Carl Hilding "Doc" Severinsen (born July 7, 1927) is an American pop and jazz trumpeter. He is best known for leading the NBC Orchestra on The Tonight Show Starring Johnny Carson. Severinsen was born in Arlington, Oregon, the son of Minnie Mae and Carl Severinsen, who was a dentist. He was nicknamed "Little Doc" after his father, and had originally wanted to play the trombone. But the senior Severinsen, a gifted amateur violinist, urged him to study the violin. The younger Severinsen insisted on the trombone, but had to settle for the only horn available in Arlington's small music store a trumpet. A week later, with the help of his father and a manual of instructions, the seven-year-old was so good that he was invited to join the high school band.

July 12, 1990
TV series Northern Exposure airs its first episode. The offbeat show, about a Manhattan doctor contractually forced to work in the fictional of town Cicely, Alaska for four years to repay a student loan from the state. Rob Morrow stared as Dr. Joel Fleischman. Most of Northern Exposure's story arcs are character-driven, with the plots revolving around the eccentricities of the Cicely citizens. The show consistently ranked in the Top 20 most-watched TV shows until it was canceled in 1995.

William "Bill" Henry Cosby, Jr. (born July 12, 1937) is an American comedian, actor, author, television producer, and activist. A veteran stand-up performer, he got his start at various clubs, then landed a vanguard role in the 1960s action show I Spy. He later starred in his own series, The Bill Cosby Show, in 1969. He was one of the major characters on the children's television show The Electric Company for its first two seasons, and created the humorous educational cartoon series Fat Albert and the Cosby Kids, about a group of young friends growing up in the city. Cosby also acted in numerous films. Cosby's net worth is estimated at over $300 million.

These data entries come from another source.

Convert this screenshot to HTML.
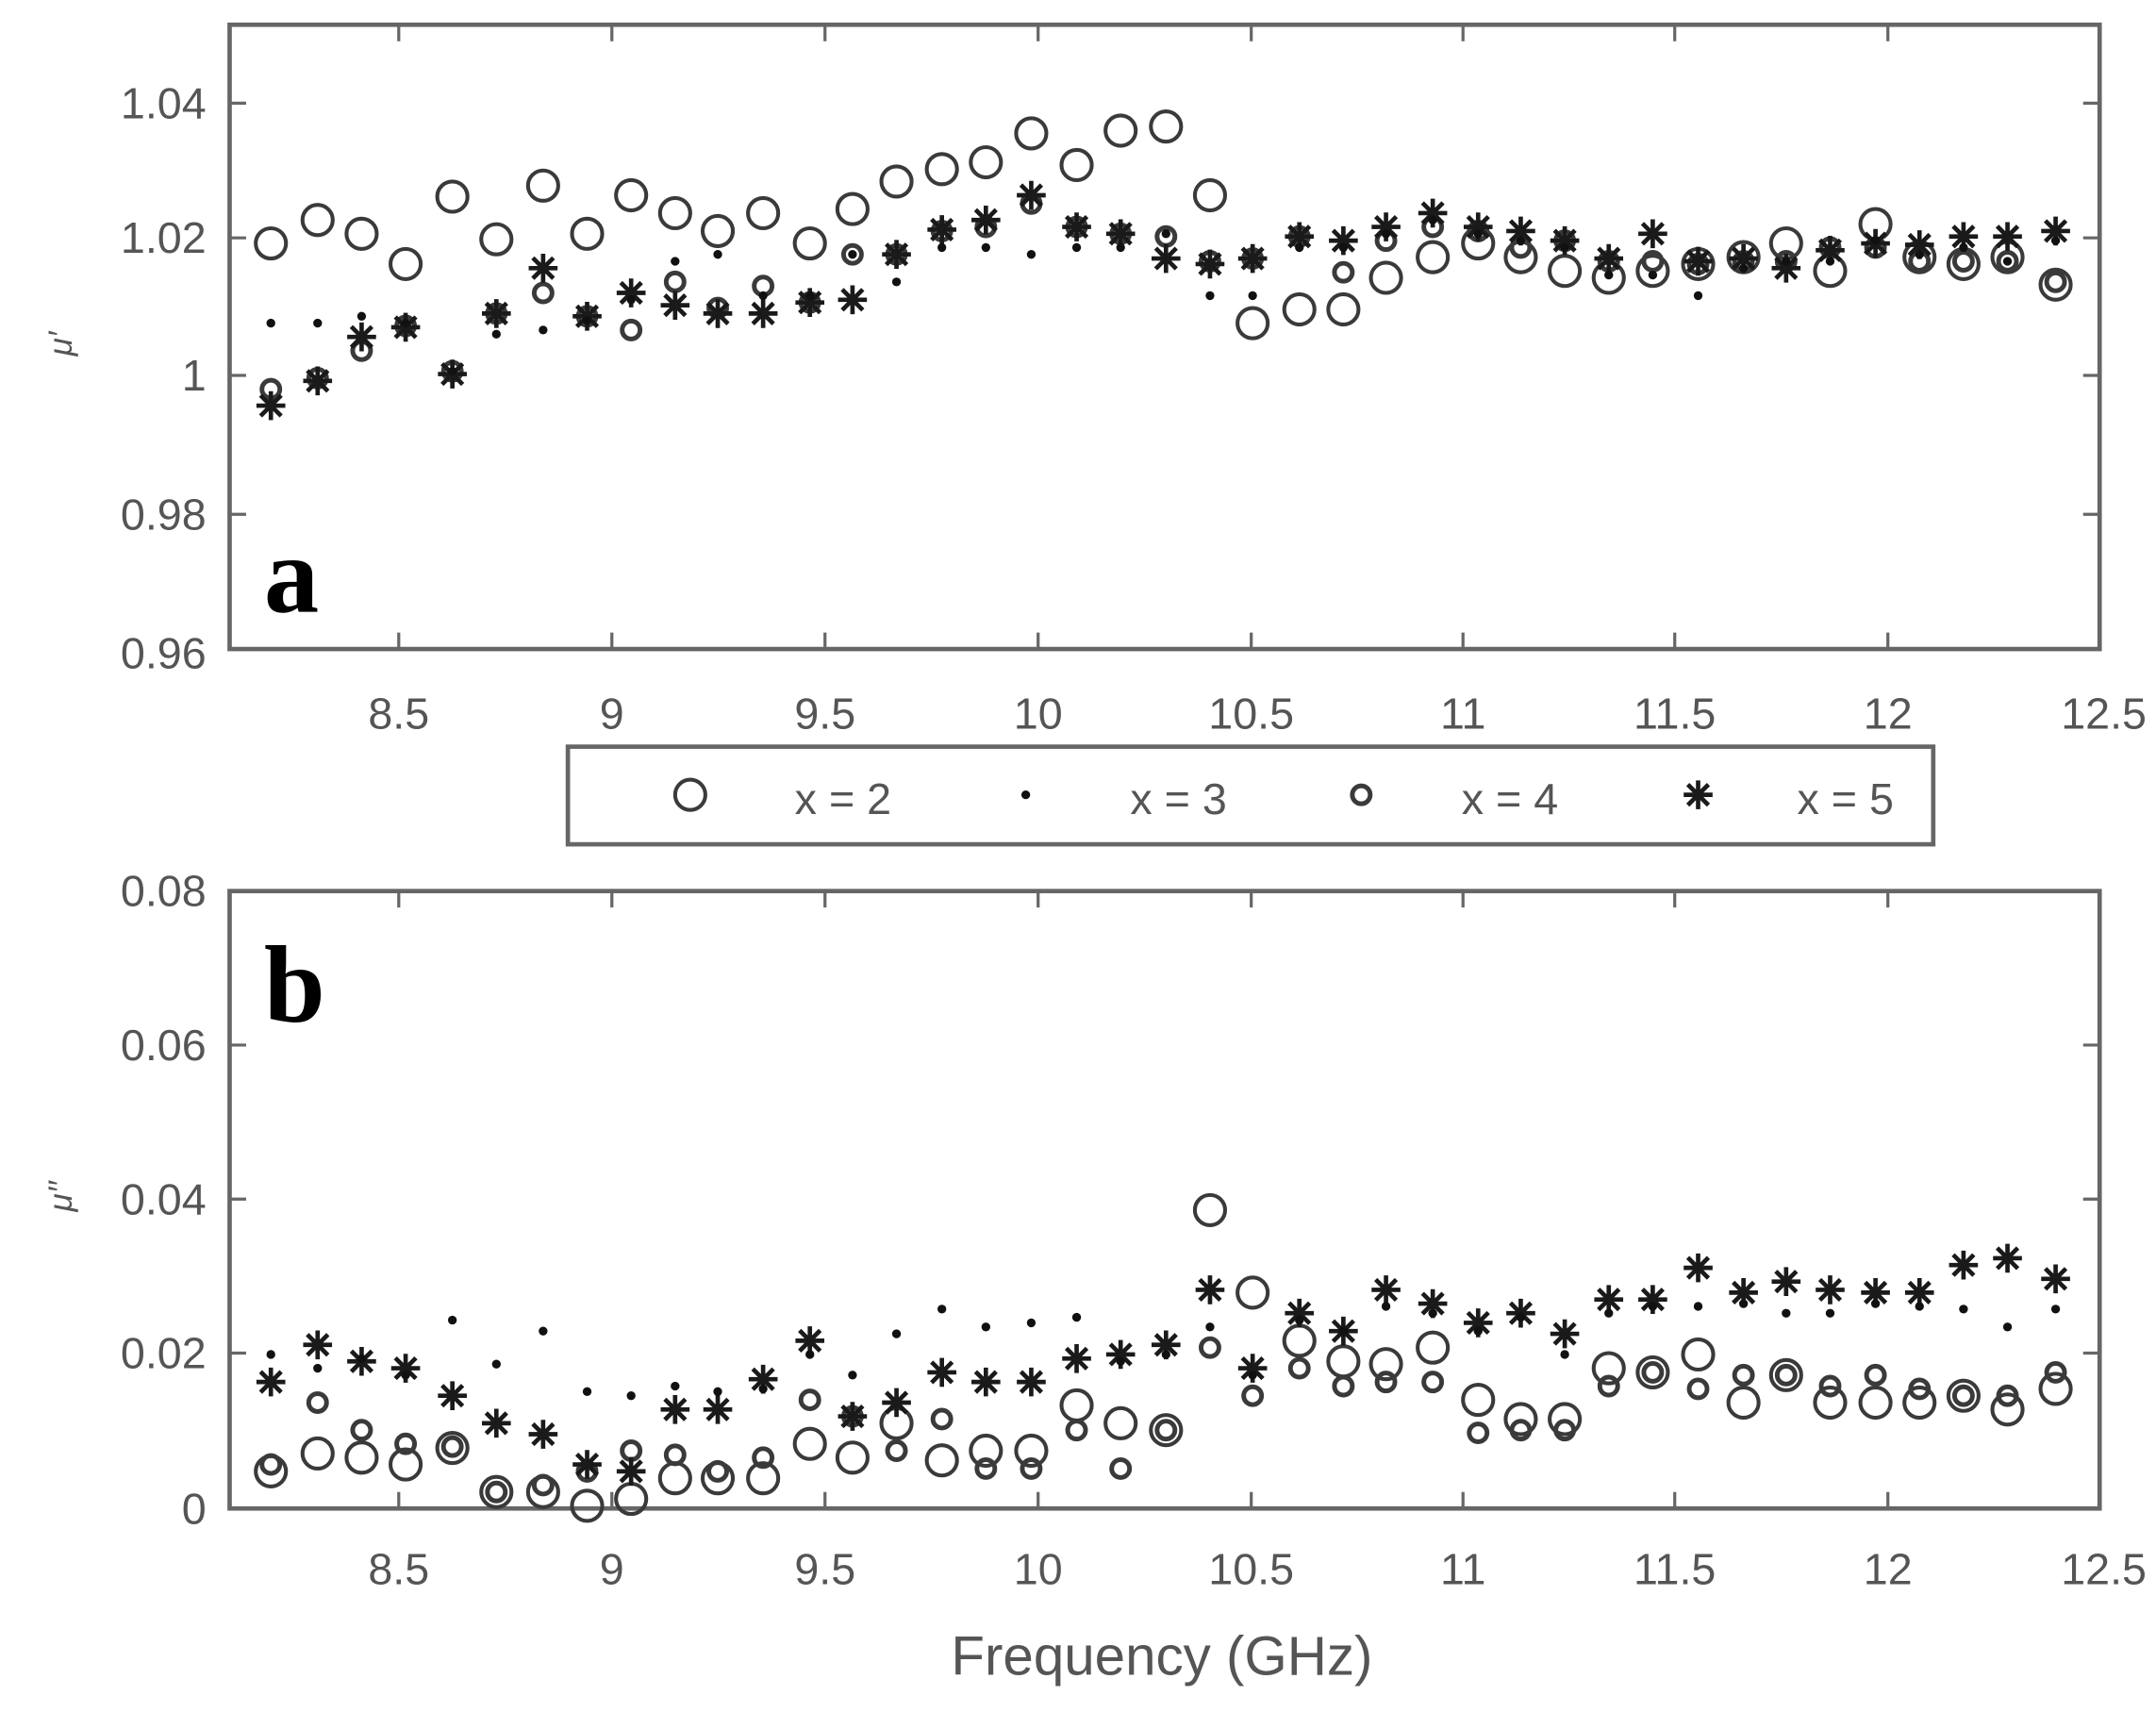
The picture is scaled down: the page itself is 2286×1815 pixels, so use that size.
<!DOCTYPE html>
<html><head><meta charset="utf-8"><style>
html,body{margin:0;padding:0;background:#fff;}
svg{display:block;}
text{font-family:"Liberation Sans",sans-serif;fill:#555;}
</style></head><body>
<svg id="s" width="2286" height="1815" viewBox="0 0 1568 1245" preserveAspectRatio="none" xmlns="http://www.w3.org/2000/svg">
<g id="ticks" stroke="#666" stroke-width="2.2" fill="none"></g>
<rect x="167" y="18" width="1360" height="454" fill="none" stroke="#666" stroke-width="3.2"/>
<rect x="167" y="648" width="1360" height="449" fill="none" stroke="#666" stroke-width="3.2"/>
<g font-size="32" text-anchor="end">
<text x="150" y="86">1.04</text><text x="150" y="184">1.02</text><text x="150" y="284">1</text><text x="150" y="385">0.98</text><text x="150" y="486">0.96</text>
<text x="150" y="659">0.08</text><text x="150" y="771">0.06</text><text x="150" y="883">0.04</text><text x="150" y="995">0.02</text><text x="150" y="1108">0</text>
</g>
<g font-size="32" text-anchor="middle">
<text x="290" y="530">8.5</text><text x="445" y="530">9</text><text x="600" y="530">9.5</text><text x="755" y="530">10</text><text x="910" y="530">10.5</text><text x="1064" y="530">11</text><text x="1218" y="530">11.5</text><text x="1373" y="530">12</text><text x="1530" y="530">12.5</text>
<text x="290" y="1152">8.5</text><text x="445" y="1152">9</text><text x="600" y="1152">9.5</text><text x="755" y="1152">10</text><text x="910" y="1152">10.5</text><text x="1064" y="1152">11</text><text x="1218" y="1152">11.5</text><text x="1373" y="1152">12</text><text x="1530" y="1152">12.5</text>
<text x="845" y="1218" font-size="40">Frequency (GHz)</text>
</g>
<text x="0" y="0" font-size="24" font-style="italic" transform="translate(52,250) rotate(-90)" text-anchor="middle">μ′</text>
<text x="0" y="0" font-size="24" font-style="italic" transform="translate(52,870) rotate(-90)" text-anchor="middle">μ′′</text>
<text x="192" y="445" style="fill:#000;font-family:'Liberation Serif',serif;font-weight:bold;font-size:80px">a</text>
<text x="192" y="743" style="fill:#000;font-family:'Liberation Serif',serif;font-weight:bold;font-size:80px">b</text>
<rect x="413" y="543" width="993" height="71" fill="#fff" stroke="#666" stroke-width="3.2"/>
<g font-size="32" text-anchor="start">
<text x="578" y="592">x = 2</text><text x="822" y="592">x = 3</text><text x="1063" y="592">x = 4</text><text x="1307" y="592">x = 5</text>
</g>
<g id="pts"></g>
</svg>
<script>
var X=[197,231,263,295,329,361,395,427,459,491,522,555,589,620,652,685,717,750,783,815,848,880,911,945,977,1008,1042,1075,1106,1138,1170,1202,1235,1268,1299,1331,1364,1396,1428,1460,1495];
var A2=[177,160,170,192,143,174,135,170,142,155,168,155,177,152,132,123,118,97,120,95,92,142,235,225,225,202,187,177,187,197,202,197,192,187,177,197,163,187,192,187,207];
var A3=[235,235,230,235,270,243,240,233,218,190,185,215,215,185,205,180,180,185,180,180,170,215,215,180,180,170,160,170,175,180,200,200,215,195,190,190,175,185,180,190,175];
var A4=[283,275,255,237,270,228,213,230,240,205,224,208,220,185,185,168,165,148,165,170,172,190,188,172,198,175,165,168,180,175,190,190,192,190,190,180,180,190,190,190,205];
var A5=[295,277,245,238,272,228,195,230,213,222,228,228,220,218,185,167,160,142,165,170,188,192,188,172,175,165,155,165,168,175,188,170,190,188,195,182,177,178,172,172,168];
var B2=[1070,1057,1060,1065,1053,1085,1085,1095,1090,1075,1075,1075,1050,1060,1035,1062,1055,1055,1022,1035,1040,880,940,975,990,992,980,1018,1032,1032,995,998,985,1020,1000,1020,1020,1020,1015,1025,1010];
var B3=[985,995,988,1000,960,992,968,1012,1015,1008,1012,1010,985,1000,970,952,965,962,958,990,985,965,1000,960,968,950,955,968,958,985,955,950,950,948,955,955,948,950,952,965,952];
var B4=[1065,1020,1040,1050,1052,1085,1080,1070,1055,1058,1070,1060,1018,1030,1055,1032,1068,1068,1040,1068,1040,980,1015,995,1008,1005,1005,1042,1040,1040,1008,998,1010,1000,1000,1008,1000,1010,1015,1015,998];
var B5=[1005,978,990,995,1015,1035,1043,1065,1070,1025,1025,1003,975,1030,1020,998,1005,1005,988,985,978,938,995,955,968,938,948,962,955,970,945,945,922,940,932,938,940,940,920,915,930];
var h='';
function circ(x,y,r,w){h+='<circle cx="'+x+'" cy="'+y+'" r="'+r+'" fill="none" stroke="#3a3a3a" stroke-width="'+w+'"/>';}
function dot(x,y){h+='<circle cx="'+x+'" cy="'+y+'" r="3.2" fill="#111"/>';}
function star(x,y){var r=10.5;h+='<path d="M'+x+' '+(y-r)+'V'+(y+r)+'M'+(x-r)+' '+y+'H'+(x+r)+'M'+(x-7.5)+' '+(y-7.5)+'L'+(x+7.5)+' '+(y+7.5)+'M'+(x-7.5)+' '+(y+7.5)+'L'+(x+7.5)+' '+(y-7.5)+'" stroke="#1a1a1a" stroke-width="3.2"/>';}
for(var i=0;i<X.length;i++){
circ(X[i],A2[i],11,2.8);circ(X[i],B2[i],11,2.8);
circ(X[i],A4[i],6.5,3.4);circ(X[i],B4[i],6.5,3.4);
star(X[i],A5[i]);star(X[i],B5[i]);
dot(X[i],A3[i]);dot(X[i],B3[i]);}
circ(502,578,11,2.8);dot(746,578);circ(990,578,6.5,3.4);star(1235,578);
document.getElementById('pts').innerHTML=h;
var t='';var xs=[290,445,600,755,910,1064,1218,1373];
xs.forEach(function(x){t+='<path d="M'+x+' 18v12M'+x+' 472v-12M'+x+' 648v12M'+x+' 1097v-12"/>';});
[75,173,273,374].forEach(function(y){t+='<path d="M167 '+y+'h12M1527 '+y+'h-12"/>';});
[760,872,984].forEach(function(y){t+='<path d="M167 '+y+'h12M1527 '+y+'h-12"/>';});
document.getElementById('ticks').innerHTML=t;
</script>
</body></html>
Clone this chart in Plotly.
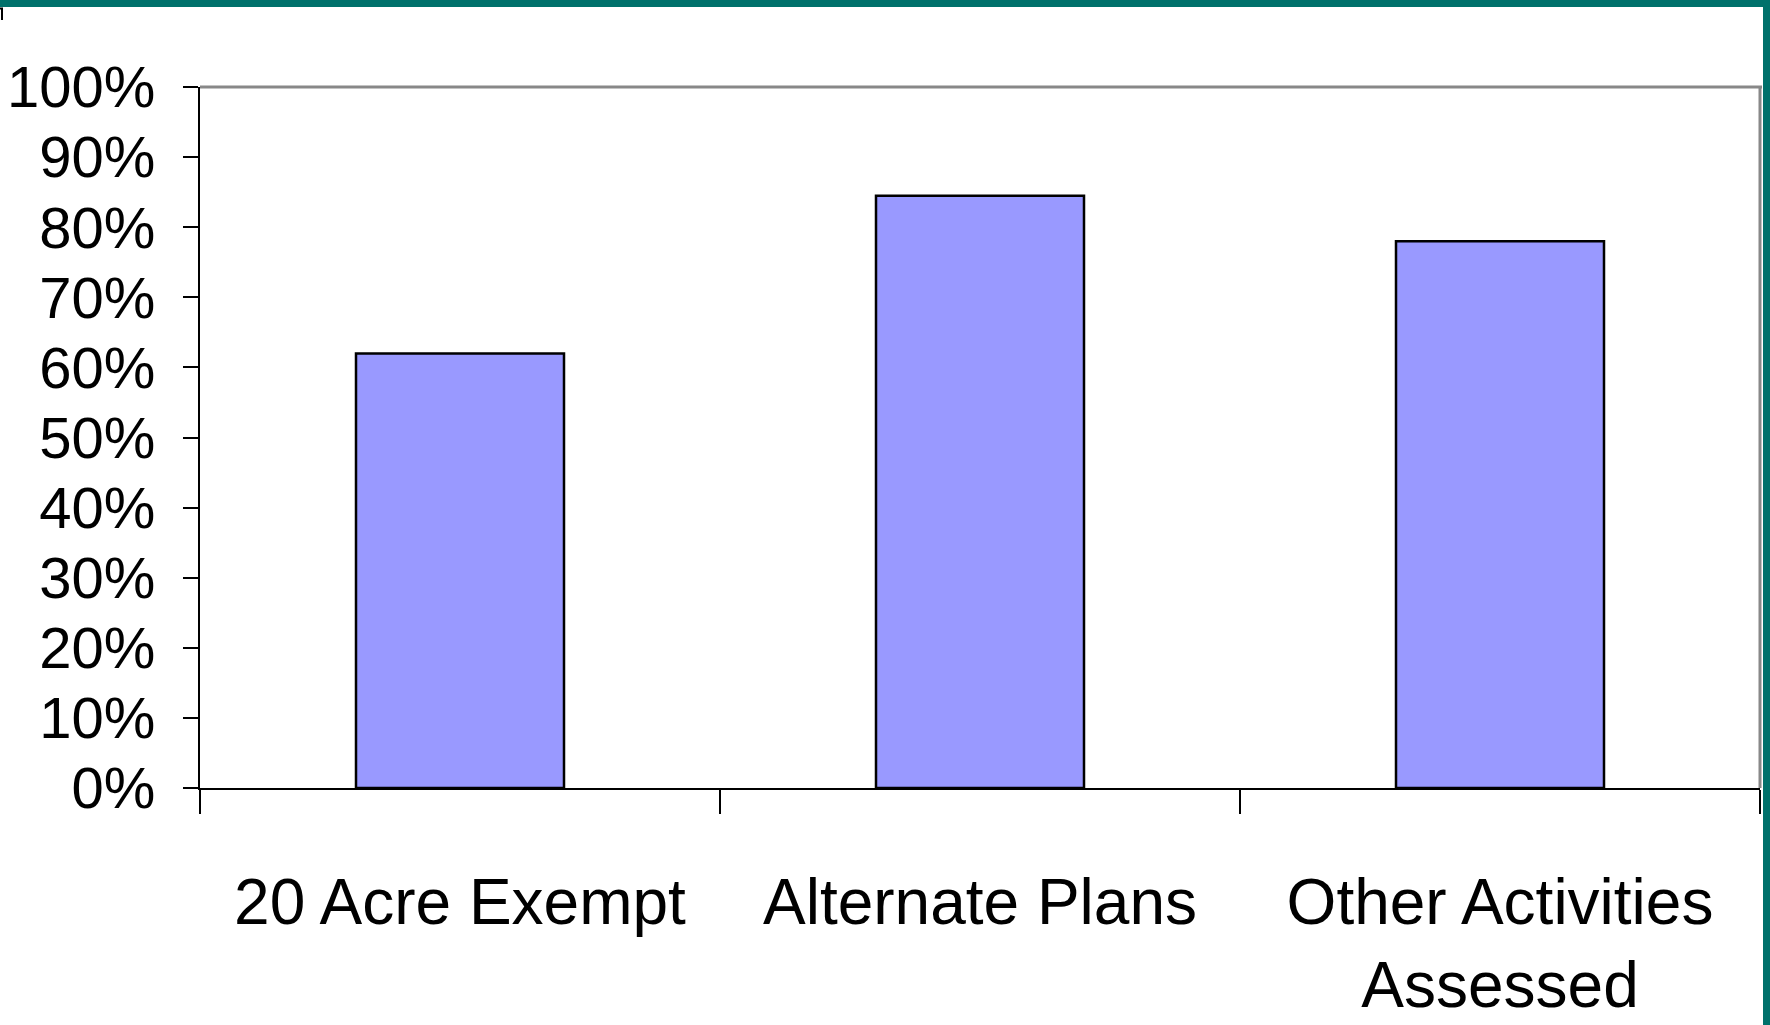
import plotly.graph_objects as go

categories = ["20 Acre Exempt", "Alternate Plans", "Other Activities<br>Assessed"]
values = [62, 84.5, 78]
y_ticks = [0, 10, 20, 30, 40, 50, 60, 70, 80, 90, 100]
y_tick_labels = [f"{v}%" for v in y_ticks]

W, H = 1770, 1025
L, R, T, B = 200, 10, 87, 237
pw = W - L - R
ph = H - T - B

def px_x(x):
    return (x - L) / pw

def px_y(y):
    return 1 - (y - T) / ph

FONT = "Liberation Sans Narrow, Arial Narrow, Liberation Sans, Arial, sans-serif"
TEAL = "#00716B"

fig = go.Figure(go.Bar(
    x=categories, y=values, width=0.4,
    marker=dict(color="#9999FF", line=dict(color="black", width=2.5)),
    hoverinfo="skip",
))

shapes = [
    # gray top & right frame
    dict(type="line", xref="paper", yref="paper", x0=0, x1=px_x(1762), y0=1, y1=1,
         line=dict(color="#888888", width=3), layer="above"),
    dict(type="line", xref="paper", yref="paper", x0=1, x1=1, y0=0, y1=1,
         line=dict(color="#888888", width=3), layer="below"),
    # teal border top and right
    dict(type="rect", xref="paper", yref="paper", x0=px_x(-5), x1=px_x(W + 5), y0=px_y(7), y1=px_y(-5),
         fillcolor=TEAL, line=dict(width=0), layer="above"),
    dict(type="rect", xref="paper", yref="paper", x0=px_x(1763), x1=px_x(W + 5), y0=px_y(H + 5), y1=px_y(-5),
         fillcolor=TEAL, line=dict(width=0), layer="above"),
    # small artifact top-left
    dict(type="path", xref="paper", yref="paper",
         path=f"M {px_x(0)},{px_y(8.5)} L {px_x(2)},{px_y(8.5)} L {px_x(2)},{px_y(20)}",
         line=dict(color="black", width=2), layer="above"),
]

fig.update_layout(
    width=W, height=H,
    margin=dict(l=L, r=R, t=T, b=B, pad=0, autoexpand=False),
    paper_bgcolor="white", plot_bgcolor="white",
    showlegend=False,
    bargap=0.6,
    font=dict(family=FONT, color="black"),
    shapes=shapes,
    xaxis=dict(
        type="category", automargin=False,
        showgrid=False, zeroline=False,
        showline=True, linecolor="black", linewidth=2,
        ticks="outside", tickson="boundaries", ticklen=24, tickwidth=2, tickcolor="black",
        tickfont=dict(size=64, family=FONT, color="black"),
        tickangle=0,
        ticklabelstandoff=57,
        range=[-0.5, 2.5],
    ),
    yaxis=dict(
        range=[0, 100], automargin=False,
        tickvals=y_ticks, ticktext=y_tick_labels,
        showgrid=False, zeroline=False,
        showline=True, linecolor="black", linewidth=2,
        ticks="outside", ticklen=15, tickwidth=2, tickcolor="black",
        tickfont=dict(size=58, family=FONT, color="black"),
        ticklabelstandoff=16,
    ),
)

fig.write_html(
    "out.html",
    config={"displayModeBar": False, "staticPlot": True},
    post_script="document.body.style.margin='0';document.body.style.padding='0';document.documentElement.style.overflow='hidden';",
)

Milton Berle (July 12, 1908 – March 27, 2002) was an Emmy-winning American comedian and actor. As the manic host of NBC's Texaco Star Theater (1948–55), he was the first major star of television and as such became known as Uncle Miltie and Mr. Television to millions during TV's golden age.

July 13, 1938
Massachusetts Television Institute opens a "television theater" in Boston on this day in 1938, the first theater of its kind. The Institute charged 25 cents for admission. Some 200 people attended the first show, which broadcast singers, musicians, and dancers who were performing in a studio above the auditorium.
In the theater below, the audience viewed a black-and-white image on a 9-by-12-inch screen. Such experimental uses of television persisted throughout the 1930s, and televisions did not become common household appliances until after World War II.

July 13, 1985
Live Aid, a massive concert for African famine relief, takes place simultaneously in Philadelphia and London. In addition to 162,000 fans that attended the all-day event were 1.5 billion viewers worldwide who watched the show on MTV or other television stations. An estimated 75 percent of all radio stations around the world broadcast at least part of the concert.
Irish musician Bob Geldof, of the Boomtown Rats, organized the event. Among the participants were Bob Dylan, Paul McCartney, the Beach Boys, Carlos Santana, Madonna, Sting, and Tina Turner. Several disbanded groups came together again for the day, including Crosby, Stills and Nash; The Who; and surviving members of Led Zeppelin, including Robert Plant, Jimmy Page, and John Paul Jones. All performers worked for free, as did many other concert workers. The production, which ordinarily would have cost $20 million to stage, cost only $4 million and raised more than $70 million for famine relief.

Despite the number of acts, the show ran surprisingly smoothly. Rotating stages allowed bands to set up and dismantle their equipment while other bands were onstage. Acts from one stadium were telecast across the Atlantic to the other. Such organization, however, did not characterize the group's later charitable efforts: Live Aid was later criticized for its disorganized and slow efforts to channel aid to Africa.

To quote the Bicentennial Minute, "And that's the way it was".